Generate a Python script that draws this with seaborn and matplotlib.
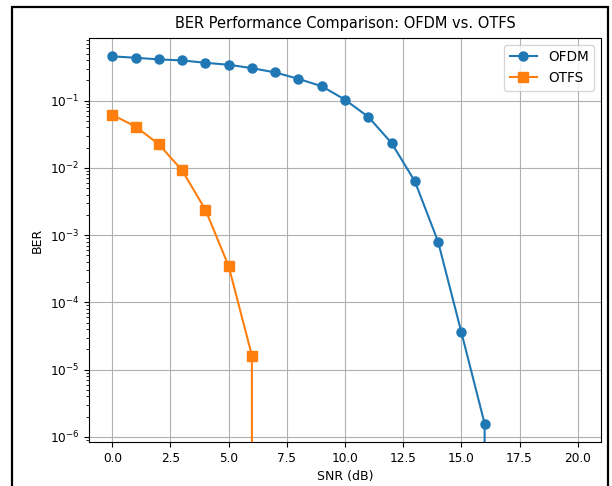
import numpy as np
import pandas as pd
import matplotlib
matplotlib.use("Agg")
import matplotlib.pyplot as plt
import seaborn as sns
from matplotlib.patches import Rectangle

# SNR points (dB)
snr_db = list(range(0, 21))

# BER values (0 = no errors, clipped on the log axis)
ber_ofdm = [0.456, 0.435, 0.411, 0.397, 0.366, 0.342, 0.305, 0.263, 0.211, 0.164,
            0.1035, 0.0575, 0.0235, 0.00634, 8.0e-4, 3.6e-5, 1.57e-6,
            0, 0, 0, 0]
ber_otfs = [0.0617, 0.0412, 0.0225, 0.0092, 0.0024, 3.47e-4, 1.62e-5,
            0, 0, 0, 0, 0, 0, 0, 0, 0, 0, 0, 0, 0, 0]

series_names = ["OFDM", "OTFS"]
series_markers = ["o", "s"]
series_colors = ["#1f77b4", "#ff7f0e"]

df = pd.DataFrame({"snr": snr_db, "OFDM": ber_ofdm, "OTFS": ber_otfs})

fig = plt.figure(figsize=(6.12, 4.86), dpi=100)
ax = fig.add_axes([0.1454, 0.0905, 0.8366, 0.8313])

for name, marker, color in zip(series_names, series_markers, series_colors):
    sns.lineplot(
        data=df,
        x="snr",
        y=name,
        marker=marker,
        color=color,
        label=name,
        markersize=6.5,
        markeredgecolor=color,
        markeredgewidth=1,
        linewidth=1.5,
        ax=ax,
    )

ax.set_yscale("log")
ax.set_title("BER Performance Comparison: OFDM vs. OTFS", fontsize=10.5, pad=7.5)
ax.set_xlabel("SNR (dB)", fontsize=9)
ax.set_ylabel("BER", fontsize=9)
ax.tick_params(labelsize=8.7)
ax.grid(True, which="major", color="#b0b0b0", linewidth=0.8)
ax.legend(loc="upper right", fontsize=9.8)

# screenshot frame around the figure
fig.patches.append(Rectangle((12 / 612, -0.05), 596 / 612, 1 - 7 / 486 + 0.05,
                             transform=fig.transFigure, fill=False,
                             edgecolor="black", linewidth=1.6))

fig.savefig("out.png", dpi=100)
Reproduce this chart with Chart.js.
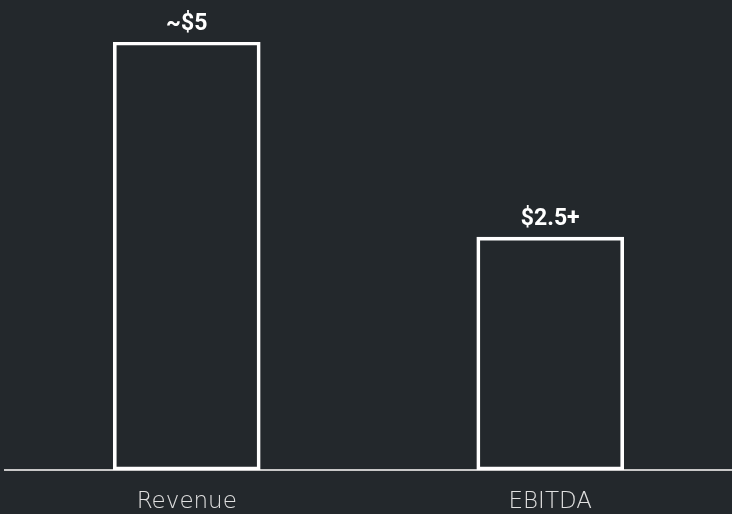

☆ ☆ ☆ ☆

● **Given problem**: Show every line above in which the word "matplotlib" occurs.

● **Reply to the task**:
Generate a Python script that draws this with seaborn and matplotlib.
import matplotlib
matplotlib.use("Agg")
import matplotlib.pyplot as plt
from matplotlib.patches import Rectangle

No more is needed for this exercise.